- [GOAL]
Would you transcribe the whole listing exactly, minus its pictures?

[Charts and diagrams as code]
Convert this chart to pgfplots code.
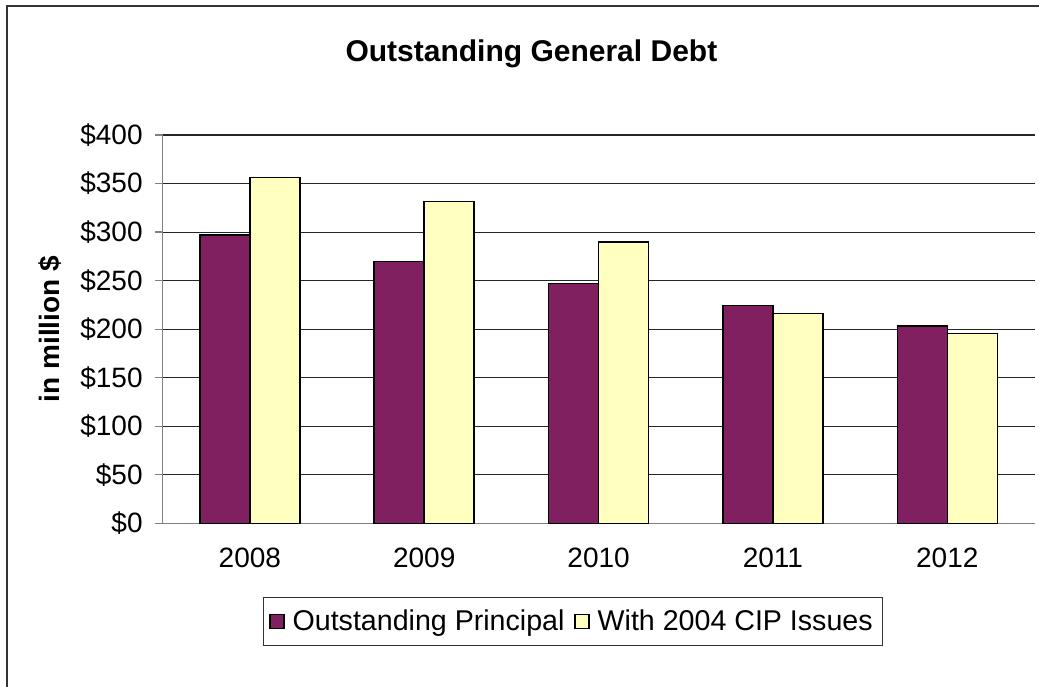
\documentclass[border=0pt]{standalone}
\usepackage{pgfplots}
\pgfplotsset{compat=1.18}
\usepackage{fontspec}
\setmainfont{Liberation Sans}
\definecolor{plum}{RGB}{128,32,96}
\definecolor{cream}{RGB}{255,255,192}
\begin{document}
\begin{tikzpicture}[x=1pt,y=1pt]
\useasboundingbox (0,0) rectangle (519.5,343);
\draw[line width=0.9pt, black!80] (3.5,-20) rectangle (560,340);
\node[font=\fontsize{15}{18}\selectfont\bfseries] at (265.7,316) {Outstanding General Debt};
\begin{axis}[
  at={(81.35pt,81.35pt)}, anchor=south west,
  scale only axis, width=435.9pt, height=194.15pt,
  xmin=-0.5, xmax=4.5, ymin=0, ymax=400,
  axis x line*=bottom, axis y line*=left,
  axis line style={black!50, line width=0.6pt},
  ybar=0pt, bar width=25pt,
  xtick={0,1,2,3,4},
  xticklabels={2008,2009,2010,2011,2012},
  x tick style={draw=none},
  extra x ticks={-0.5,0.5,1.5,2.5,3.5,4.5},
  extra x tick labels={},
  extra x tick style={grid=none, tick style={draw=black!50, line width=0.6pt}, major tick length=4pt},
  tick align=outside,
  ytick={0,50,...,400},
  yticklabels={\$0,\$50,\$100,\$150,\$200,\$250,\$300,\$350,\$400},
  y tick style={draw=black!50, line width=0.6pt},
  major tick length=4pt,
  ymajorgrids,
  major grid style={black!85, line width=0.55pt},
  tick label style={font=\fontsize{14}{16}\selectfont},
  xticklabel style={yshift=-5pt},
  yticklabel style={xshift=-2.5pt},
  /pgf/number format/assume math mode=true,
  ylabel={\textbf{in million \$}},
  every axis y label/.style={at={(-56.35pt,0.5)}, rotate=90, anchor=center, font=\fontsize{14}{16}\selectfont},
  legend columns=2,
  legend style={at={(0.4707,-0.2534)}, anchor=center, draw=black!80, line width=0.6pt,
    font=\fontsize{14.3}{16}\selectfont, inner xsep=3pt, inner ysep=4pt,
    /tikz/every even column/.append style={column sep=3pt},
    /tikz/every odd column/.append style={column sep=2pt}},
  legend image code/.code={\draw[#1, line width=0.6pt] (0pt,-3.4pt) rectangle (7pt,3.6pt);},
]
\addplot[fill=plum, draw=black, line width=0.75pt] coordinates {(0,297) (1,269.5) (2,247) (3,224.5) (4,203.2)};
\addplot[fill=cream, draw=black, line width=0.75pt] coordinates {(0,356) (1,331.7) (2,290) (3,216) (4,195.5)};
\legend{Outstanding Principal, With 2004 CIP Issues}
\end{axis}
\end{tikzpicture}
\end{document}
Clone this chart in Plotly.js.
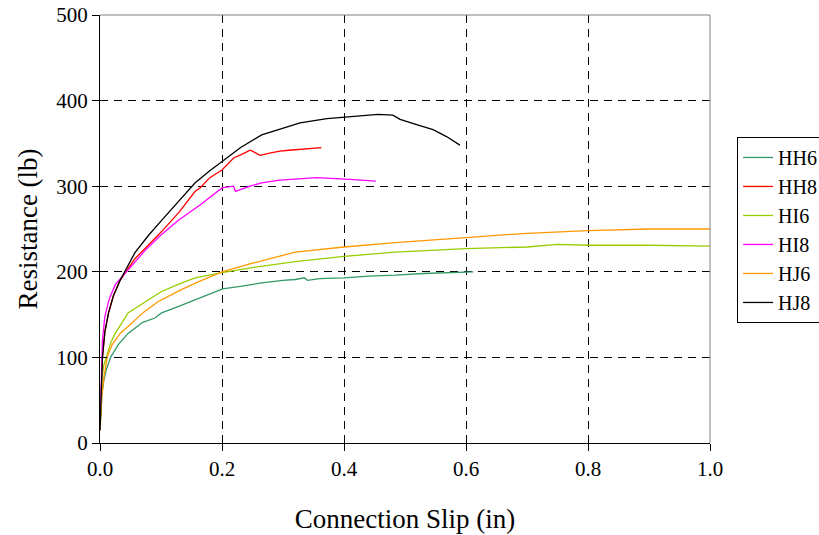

- [REPLY]
Convert this chart to pgfplots code.
\documentclass[border=0pt]{standalone}
\usepackage{pgfplots}
\pgfplotsset{compat=1.18}
\usepackage{fontspec}
\setmainfont{Liberation Sans}
\definecolor{plum}{RGB}{128,32,96}
\definecolor{cream}{RGB}{255,255,192}
\begin{document}
\begin{tikzpicture}[x=1pt,y=1pt]
\useasboundingbox (0,0) rectangle (519.5,343);
\draw[line width=0.9pt, black!80] (3.5,-20) rectangle (560,340);
\node[font=\fontsize{15}{18}\selectfont\bfseries] at (265.7,316) {Outstanding General Debt};
\begin{axis}[
  at={(81.35pt,81.35pt)}, anchor=south west,
  scale only axis, width=435.9pt, height=194.15pt,
  xmin=-0.5, xmax=4.5, ymin=0, ymax=400,
  axis x line*=bottom, axis y line*=left,
  axis line style={black!50, line width=0.6pt},
  ybar=0pt, bar width=25pt,
  xtick={0,1,2,3,4},
  xticklabels={2008,2009,2010,2011,2012},
  x tick style={draw=none},
  extra x ticks={-0.5,0.5,1.5,2.5,3.5,4.5},
  extra x tick labels={},
  extra x tick style={grid=none, tick style={draw=black!50, line width=0.6pt}, major tick length=4pt},
  tick align=outside,
  ytick={0,50,...,400},
  yticklabels={\$0,\$50,\$100,\$150,\$200,\$250,\$300,\$350,\$400},
  y tick style={draw=black!50, line width=0.6pt},
  major tick length=4pt,
  ymajorgrids,
  major grid style={black!85, line width=0.55pt},
  tick label style={font=\fontsize{14}{16}\selectfont},
  xticklabel style={yshift=-5pt},
  yticklabel style={xshift=-2.5pt},
  /pgf/number format/assume math mode=true,
  ylabel={\textbf{in million \$}},
  every axis y label/.style={at={(-56.35pt,0.5)}, rotate=90, anchor=center, font=\fontsize{14}{16}\selectfont},
  legend columns=2,
  legend style={at={(0.4707,-0.2534)}, anchor=center, draw=black!80, line width=0.6pt,
    font=\fontsize{14.3}{16}\selectfont, inner xsep=3pt, inner ysep=4pt,
    /tikz/every even column/.append style={column sep=3pt},
    /tikz/every odd column/.append style={column sep=2pt}},
  legend image code/.code={\draw[#1, line width=0.6pt] (0pt,-3.4pt) rectangle (7pt,3.6pt);},
]
\addplot[fill=plum, draw=black, line width=0.75pt] coordinates {(0,297) (1,269.5) (2,247) (3,224.5) (4,203.2)};
\addplot[fill=cream, draw=black, line width=0.75pt] coordinates {(0,356) (1,331.7) (2,290) (3,216) (4,195.5)};
\legend{Outstanding Principal, With 2004 CIP Issues}
\end{axis}
\end{tikzpicture}
\end{document}
Clone this chart in Plotly.js.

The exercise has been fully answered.